**The problem:** A precise retyping is required of every line from the one containing "Recreate this image" down to the one containing "(title) at (304,25)", both included, and of no other line.

Stored dataset items
═══
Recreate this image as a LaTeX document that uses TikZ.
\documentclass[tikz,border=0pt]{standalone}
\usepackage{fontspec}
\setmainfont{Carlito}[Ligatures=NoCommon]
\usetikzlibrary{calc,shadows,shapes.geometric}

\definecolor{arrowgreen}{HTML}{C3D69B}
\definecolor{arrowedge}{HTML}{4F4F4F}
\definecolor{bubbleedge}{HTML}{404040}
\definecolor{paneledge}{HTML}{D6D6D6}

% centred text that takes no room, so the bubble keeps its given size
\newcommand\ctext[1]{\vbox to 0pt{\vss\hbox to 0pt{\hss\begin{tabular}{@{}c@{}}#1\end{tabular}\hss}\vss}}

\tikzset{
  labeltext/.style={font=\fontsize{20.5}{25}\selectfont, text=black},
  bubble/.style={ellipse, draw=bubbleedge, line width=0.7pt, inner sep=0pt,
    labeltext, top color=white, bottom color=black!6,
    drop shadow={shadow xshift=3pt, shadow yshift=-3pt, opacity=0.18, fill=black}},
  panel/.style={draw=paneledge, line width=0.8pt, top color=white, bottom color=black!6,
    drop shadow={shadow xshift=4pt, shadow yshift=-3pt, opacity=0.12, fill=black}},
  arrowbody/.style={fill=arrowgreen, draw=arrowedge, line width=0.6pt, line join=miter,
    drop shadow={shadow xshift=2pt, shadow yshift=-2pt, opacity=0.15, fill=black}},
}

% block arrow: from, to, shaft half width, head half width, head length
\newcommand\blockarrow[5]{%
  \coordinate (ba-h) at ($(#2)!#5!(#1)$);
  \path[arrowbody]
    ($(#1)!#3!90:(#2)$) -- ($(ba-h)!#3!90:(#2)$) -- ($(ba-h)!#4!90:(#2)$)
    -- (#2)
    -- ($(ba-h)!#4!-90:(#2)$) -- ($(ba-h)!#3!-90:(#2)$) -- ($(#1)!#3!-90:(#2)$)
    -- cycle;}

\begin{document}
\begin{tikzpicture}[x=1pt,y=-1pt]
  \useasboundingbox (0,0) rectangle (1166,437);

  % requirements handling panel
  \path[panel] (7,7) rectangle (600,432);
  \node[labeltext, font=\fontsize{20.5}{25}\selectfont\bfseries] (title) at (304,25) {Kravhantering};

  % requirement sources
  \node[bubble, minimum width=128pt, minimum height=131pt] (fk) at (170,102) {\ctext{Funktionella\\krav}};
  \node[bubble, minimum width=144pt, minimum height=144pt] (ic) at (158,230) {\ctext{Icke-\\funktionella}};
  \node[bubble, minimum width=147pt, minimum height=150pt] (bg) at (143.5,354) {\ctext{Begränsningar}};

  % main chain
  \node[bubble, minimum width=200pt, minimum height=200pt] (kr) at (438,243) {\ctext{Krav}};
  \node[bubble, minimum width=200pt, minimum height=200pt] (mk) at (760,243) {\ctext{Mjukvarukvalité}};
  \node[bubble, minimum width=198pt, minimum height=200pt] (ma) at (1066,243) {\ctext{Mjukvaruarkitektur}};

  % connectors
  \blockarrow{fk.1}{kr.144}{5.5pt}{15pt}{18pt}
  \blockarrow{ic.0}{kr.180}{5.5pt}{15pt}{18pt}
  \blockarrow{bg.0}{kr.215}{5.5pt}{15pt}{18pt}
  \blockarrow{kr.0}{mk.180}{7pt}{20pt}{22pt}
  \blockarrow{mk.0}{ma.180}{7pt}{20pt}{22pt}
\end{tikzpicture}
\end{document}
═══
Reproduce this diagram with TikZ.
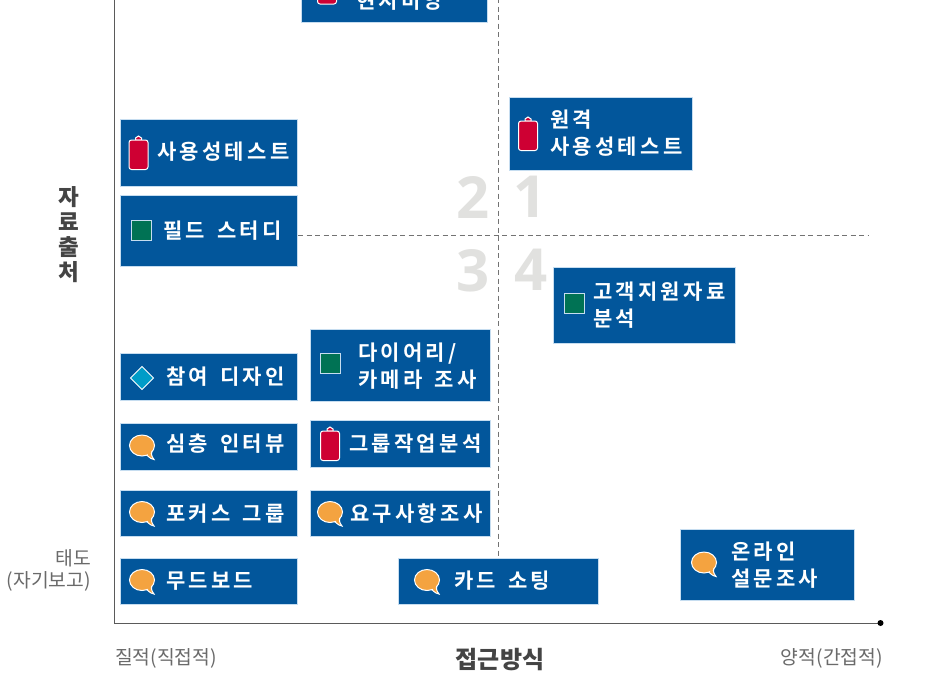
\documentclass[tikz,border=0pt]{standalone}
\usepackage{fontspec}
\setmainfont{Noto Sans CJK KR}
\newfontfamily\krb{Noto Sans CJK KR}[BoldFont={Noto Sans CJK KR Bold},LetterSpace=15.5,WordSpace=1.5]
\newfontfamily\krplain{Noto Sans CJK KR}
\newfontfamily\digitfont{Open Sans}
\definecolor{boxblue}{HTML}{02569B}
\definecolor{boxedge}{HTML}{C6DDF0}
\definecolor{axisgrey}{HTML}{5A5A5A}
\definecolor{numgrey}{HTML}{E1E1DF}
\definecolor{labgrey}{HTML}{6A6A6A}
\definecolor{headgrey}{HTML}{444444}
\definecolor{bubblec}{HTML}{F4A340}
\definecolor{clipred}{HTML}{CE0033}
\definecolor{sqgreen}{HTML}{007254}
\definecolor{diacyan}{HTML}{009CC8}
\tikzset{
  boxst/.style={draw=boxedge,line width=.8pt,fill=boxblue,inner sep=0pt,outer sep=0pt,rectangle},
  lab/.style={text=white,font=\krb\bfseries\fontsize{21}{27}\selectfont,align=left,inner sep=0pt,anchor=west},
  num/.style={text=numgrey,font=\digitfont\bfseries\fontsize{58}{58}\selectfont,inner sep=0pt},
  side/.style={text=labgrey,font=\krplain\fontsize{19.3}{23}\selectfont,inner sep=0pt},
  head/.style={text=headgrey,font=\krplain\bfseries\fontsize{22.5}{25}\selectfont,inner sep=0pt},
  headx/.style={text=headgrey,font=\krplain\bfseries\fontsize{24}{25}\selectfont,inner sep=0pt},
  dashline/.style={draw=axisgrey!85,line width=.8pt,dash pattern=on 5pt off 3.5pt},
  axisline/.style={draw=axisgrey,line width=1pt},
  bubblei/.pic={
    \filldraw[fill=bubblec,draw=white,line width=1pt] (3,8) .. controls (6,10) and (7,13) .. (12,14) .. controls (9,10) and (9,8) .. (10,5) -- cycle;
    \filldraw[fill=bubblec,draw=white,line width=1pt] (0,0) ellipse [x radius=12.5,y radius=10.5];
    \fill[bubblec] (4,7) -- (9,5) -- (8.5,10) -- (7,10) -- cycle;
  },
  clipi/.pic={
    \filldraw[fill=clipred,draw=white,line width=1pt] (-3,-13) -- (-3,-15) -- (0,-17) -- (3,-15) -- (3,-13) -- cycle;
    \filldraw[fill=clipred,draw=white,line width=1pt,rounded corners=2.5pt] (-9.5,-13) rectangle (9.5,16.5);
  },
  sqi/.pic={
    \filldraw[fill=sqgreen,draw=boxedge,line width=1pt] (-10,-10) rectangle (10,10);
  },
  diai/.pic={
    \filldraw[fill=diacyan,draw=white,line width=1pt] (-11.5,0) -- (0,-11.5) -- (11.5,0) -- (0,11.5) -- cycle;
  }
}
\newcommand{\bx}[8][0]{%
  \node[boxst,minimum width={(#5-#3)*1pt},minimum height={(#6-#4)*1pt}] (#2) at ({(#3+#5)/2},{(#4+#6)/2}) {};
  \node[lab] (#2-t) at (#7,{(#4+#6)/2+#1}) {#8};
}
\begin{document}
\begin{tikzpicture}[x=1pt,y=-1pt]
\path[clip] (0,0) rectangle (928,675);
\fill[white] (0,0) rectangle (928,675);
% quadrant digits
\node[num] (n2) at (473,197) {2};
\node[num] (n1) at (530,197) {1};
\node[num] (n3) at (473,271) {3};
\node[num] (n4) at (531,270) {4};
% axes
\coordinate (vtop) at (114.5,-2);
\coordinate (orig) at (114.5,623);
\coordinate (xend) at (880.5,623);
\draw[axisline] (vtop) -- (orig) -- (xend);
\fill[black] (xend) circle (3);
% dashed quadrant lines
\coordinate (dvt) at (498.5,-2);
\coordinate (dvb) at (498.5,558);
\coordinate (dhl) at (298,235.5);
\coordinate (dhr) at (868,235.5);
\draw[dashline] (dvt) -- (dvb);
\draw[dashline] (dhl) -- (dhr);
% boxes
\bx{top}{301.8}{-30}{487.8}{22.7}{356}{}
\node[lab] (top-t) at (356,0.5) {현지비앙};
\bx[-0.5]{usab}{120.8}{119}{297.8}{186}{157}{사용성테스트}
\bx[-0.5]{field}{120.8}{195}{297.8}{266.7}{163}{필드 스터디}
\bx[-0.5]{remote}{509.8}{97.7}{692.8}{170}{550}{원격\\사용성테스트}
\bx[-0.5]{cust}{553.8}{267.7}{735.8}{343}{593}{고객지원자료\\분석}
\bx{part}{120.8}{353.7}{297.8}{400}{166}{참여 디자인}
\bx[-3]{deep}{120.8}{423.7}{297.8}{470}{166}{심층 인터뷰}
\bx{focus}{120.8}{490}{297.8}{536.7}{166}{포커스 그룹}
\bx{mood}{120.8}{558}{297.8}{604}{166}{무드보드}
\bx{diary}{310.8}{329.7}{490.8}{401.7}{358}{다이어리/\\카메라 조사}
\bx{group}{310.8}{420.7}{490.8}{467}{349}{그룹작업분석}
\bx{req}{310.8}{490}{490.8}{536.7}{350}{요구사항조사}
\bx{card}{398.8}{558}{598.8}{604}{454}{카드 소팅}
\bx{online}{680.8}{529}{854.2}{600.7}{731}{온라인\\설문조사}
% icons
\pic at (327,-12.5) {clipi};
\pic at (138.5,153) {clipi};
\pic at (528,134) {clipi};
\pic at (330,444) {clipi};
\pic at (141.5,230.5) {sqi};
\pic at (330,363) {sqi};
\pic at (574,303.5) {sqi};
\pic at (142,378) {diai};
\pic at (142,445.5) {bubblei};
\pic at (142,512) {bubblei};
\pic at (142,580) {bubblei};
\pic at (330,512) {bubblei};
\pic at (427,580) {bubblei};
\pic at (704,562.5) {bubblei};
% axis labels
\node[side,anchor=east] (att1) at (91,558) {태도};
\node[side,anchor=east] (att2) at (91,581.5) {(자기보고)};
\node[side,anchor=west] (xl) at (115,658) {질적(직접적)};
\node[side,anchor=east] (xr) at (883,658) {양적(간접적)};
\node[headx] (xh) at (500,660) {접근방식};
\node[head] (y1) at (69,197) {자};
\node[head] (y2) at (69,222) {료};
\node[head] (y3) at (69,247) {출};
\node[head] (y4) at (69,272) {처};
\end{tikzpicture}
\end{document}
═══
**Exercise response:**
Recreate this image as a LaTeX document that uses TikZ.
\documentclass[tikz,border=0pt]{standalone}
\usepackage{fontspec}
\setmainfont{Carlito}[Ligatures=NoCommon]
\usetikzlibrary{calc,shadows,shapes.geometric}

\definecolor{arrowgreen}{HTML}{C3D69B}
\definecolor{arrowedge}{HTML}{4F4F4F}
\definecolor{bubbleedge}{HTML}{404040}
\definecolor{paneledge}{HTML}{D6D6D6}

% centred text that takes no room, so the bubble keeps its given size
\newcommand\ctext[1]{\vbox to 0pt{\vss\hbox to 0pt{\hss\begin{tabular}{@{}c@{}}#1\end{tabular}\hss}\vss}}

\tikzset{
  labeltext/.style={font=\fontsize{20.5}{25}\selectfont, text=black},
  bubble/.style={ellipse, draw=bubbleedge, line width=0.7pt, inner sep=0pt,
    labeltext, top color=white, bottom color=black!6,
    drop shadow={shadow xshift=3pt, shadow yshift=-3pt, opacity=0.18, fill=black}},
  panel/.style={draw=paneledge, line width=0.8pt, top color=white, bottom color=black!6,
    drop shadow={shadow xshift=4pt, shadow yshift=-3pt, opacity=0.12, fill=black}},
  arrowbody/.style={fill=arrowgreen, draw=arrowedge, line width=0.6pt, line join=miter,
    drop shadow={shadow xshift=2pt, shadow yshift=-2pt, opacity=0.15, fill=black}},
}

% block arrow: from, to, shaft half width, head half width, head length
\newcommand\blockarrow[5]{%
  \coordinate (ba-h) at ($(#2)!#5!(#1)$);
  \path[arrowbody]
    ($(#1)!#3!90:(#2)$) -- ($(ba-h)!#3!90:(#2)$) -- ($(ba-h)!#4!90:(#2)$)
    -- (#2)
    -- ($(ba-h)!#4!-90:(#2)$) -- ($(ba-h)!#3!-90:(#2)$) -- ($(#1)!#3!-90:(#2)$)
    -- cycle;}

\begin{document}
\begin{tikzpicture}[x=1pt,y=-1pt]
  \useasboundingbox (0,0) rectangle (1166,437);

  % requirements handling panel
  \path[panel] (7,7) rectangle (600,432);
  \node[labeltext, font=\fontsize{20.5}{25}\selectfont\bfseries] (title) at (304,25) {Kravhantering};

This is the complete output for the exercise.